I am so pleased to have taken that leap, even if it was rather narrow in its understanding of the nature of the participatory culture from which and with which my first-year students came to me.  So in the end, we—as it should be—taught each other.  While my intentions may have been motivated by a belief that I needed to change their perspectives on the ways in which social media could be used, my experiences with these students showed just how limited my motivations were.  I learned how readily and how enthusiastically my first-year students would embrace the idea of social learning and meaning making that was mediated and enhanced by a social technology.  They are completely comfortable with this process and hindsight now tells me that if I had really understood the depth of Randy Bass’s conception of this participatory culture, and if I had really understood the way in which my students use social media in their lives, we would have been able to accomplish much, much more. My lack of understanding and appreciation contributed to a rather awkward and narrowly defined use of our Digication platform.   The good news is, however, that taking the leap of faith that I did and engaging with my students in this way have given me far greater insight into the power and possibilities associated with tapping into this participatory culture and creating pedagogical spaces where it can flourish.

References:

Bass, R. (2012). Disrupting Ourselves: The Problem of Learning in Higher Education. Educause Review March/April.

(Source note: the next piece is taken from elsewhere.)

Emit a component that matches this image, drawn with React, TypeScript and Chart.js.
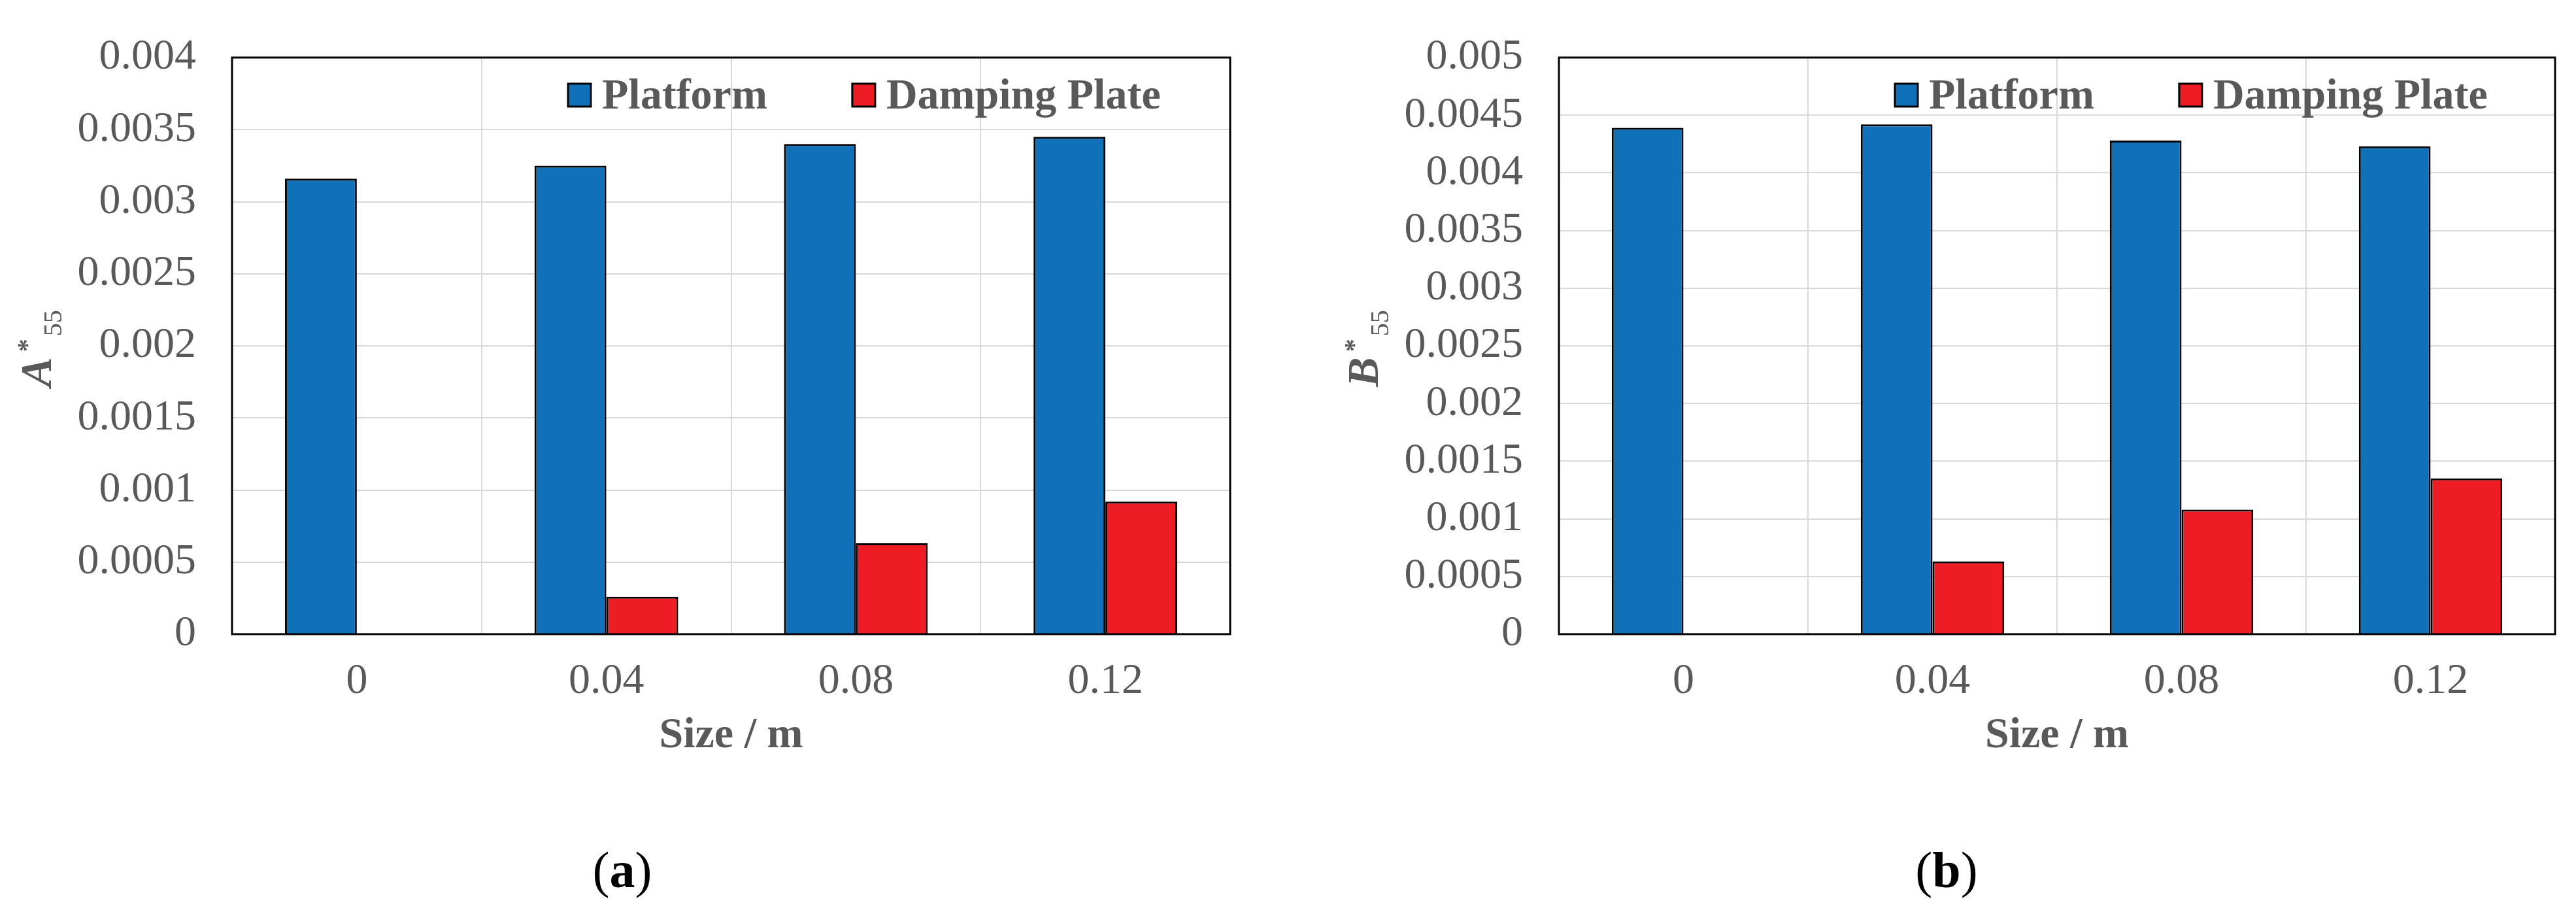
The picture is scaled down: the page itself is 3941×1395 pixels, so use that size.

Bass, R., Elmendorf, H. (2012). Social Pedagogies White Paper.   Excerpt from “Designing for Difficulty: Social Pedagogies as a Framework for Course Design in Undergraduate Education.”

Rodgers, C. (2002). Defining Reflection: Another look at John Dewey and Reflective Thinking. Teachers College Record, Volume 104, Number 4, p.p. 842-866

Wiggins, G. & McTighe, J. (2011), The Understanding by Design Guide to Creating High Quality Units. Alexandria, Virginia: ASCD.